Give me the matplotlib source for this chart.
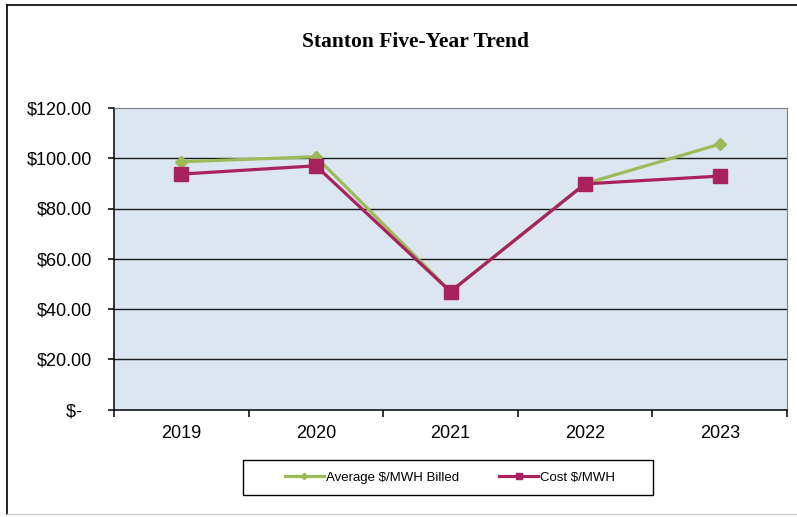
import matplotlib
matplotlib.use("Agg")
import matplotlib.pyplot as plt
from matplotlib.patches import Rectangle
from matplotlib.lines import Line2D

years = ['2019', '2020', '2021', '2022', '2023']
avg_billed = [98.6, 100.6, 47.0, 89.9, 105.6]
cost = [93.7, 97.0, 46.9, 89.8, 92.9]
y_ticks = [0, 20, 40, 60, 80, 100, 120]
y_labels = ['$-  ', '$20.00', '$40.00', '$60.00', '$80.00', '$100.00', '$120.00']
title = 'Stanton Five-Year Trend'
series_names = ['Average $/MWH Billed', 'Cost $/MWH']

W, H = 797, 517
fig = plt.figure(figsize=(W / 100, H / 100), dpi=100)
fig.patch.set_facecolor('white')

# outer chart border
fig.add_artist(Line2D([7 / W, 7 / W], [1 - 5 / H, 1 - 514 / H], transform=fig.transFigure, color='black', lw=1.2))
fig.add_artist(Line2D([7 / W, 1.0], [1 - 5 / H, 1 - 5 / H], transform=fig.transFigure, color='black', lw=1.2))
fig.add_artist(Line2D([7 / W, 1.0], [1 - 514 / H, 1 - 514 / H], transform=fig.transFigure, color='#cccccc', lw=1.0))

left, right, top, bottom = 114, 787, 108, 409.5
ax = fig.add_axes([left / W, 1 - bottom / H, (right - left) / W, (bottom - top) / H])
ax.set_facecolor('#dce6f1')

x = list(range(len(years)))
green = '#9bbb59'
red = '#a8235d'
ax.plot(x, avg_billed, color=green, lw=2.3, marker='D', markersize=6.5, zorder=3, label=series_names[0])
ax.plot(x, cost, color=red, lw=2.3, marker='s', markersize=9.5, zorder=4, label=series_names[1])

ax.set_xlim(-0.5, len(years) - 0.5)
ax.set_ylim(0, 120)
ax.set_yticks(y_ticks)
ax.set_yticklabels(y_labels, fontfamily='Liberation Sans', fontsize=13)
ax.set_xticks(x)
ax.set_xticklabels(years, fontfamily='Liberation Sans', fontsize=13)
ax.set_xticks([i - 0.5 for i in range(len(years) + 1)], minor=True)
ax.tick_params(axis='x', which='major', length=0, pad=11)
ax.tick_params(axis='x', which='minor', length=5, width=1.1, direction='out', color='black')
ax.tick_params(axis='y', length=4.3, width=1.1, direction='out', color='black', pad=11.5)

for v in y_ticks[1:-1]:
    ax.axhline(v, color='#1a1a1a', lw=1.0, zorder=1)

ax.spines['left'].set_color('black')
ax.spines['left'].set_linewidth(1.1)
ax.spines['bottom'].set_color('black')
ax.spines['bottom'].set_linewidth(1.1)
ax.spines['top'].set_color('#808080')
ax.spines['right'].set_color('#808080')

fig.text(415 / W, 1 - 42 / H, title, ha='center', va='center', fontfamily='Liberation Serif',
         fontweight='bold', fontsize=15.5)

# legend box
fig.add_artist(Rectangle((243 / W, 1 - 495 / H), 410 / W, 35 / H, transform=fig.transFigure,
                         facecolor='white', edgecolor='black', lw=1.0))
leg = fig.legend(handles=ax.get_lines(), labels=series_names, loc='center',
                 bbox_to_anchor=(450 / W, 1 - 477.5 / H), ncol=2,
                 prop={'family': 'Liberation Sans', 'size': 9.5}, frameon=False,
                 handlelength=3.0, handletextpad=0.15, columnspacing=3.0, markerscale=0.5,
                 borderaxespad=0, borderpad=0)

fig.savefig('out.png', dpi=100, facecolor='white')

Problem to work on: From the first line above down to the line with "fig.patch.set_facecolor('white')", reproduce every line and no others, omitting pictures.

The output:
Give me the matplotlib source for this chart.
import matplotlib
matplotlib.use("Agg")
import matplotlib.pyplot as plt
from matplotlib.patches import Rectangle
from matplotlib.lines import Line2D

years = ['2019', '2020', '2021', '2022', '2023']
avg_billed = [98.6, 100.6, 47.0, 89.9, 105.6]
cost = [93.7, 97.0, 46.9, 89.8, 92.9]
y_ticks = [0, 20, 40, 60, 80, 100, 120]
y_labels = ['$-  ', '$20.00', '$40.00', '$60.00', '$80.00', '$100.00', '$120.00']
title = 'Stanton Five-Year Trend'
series_names = ['Average $/MWH Billed', 'Cost $/MWH']

W, H = 797, 517
fig = plt.figure(figsize=(W / 100, H / 100), dpi=100)
fig.patch.set_facecolor('white')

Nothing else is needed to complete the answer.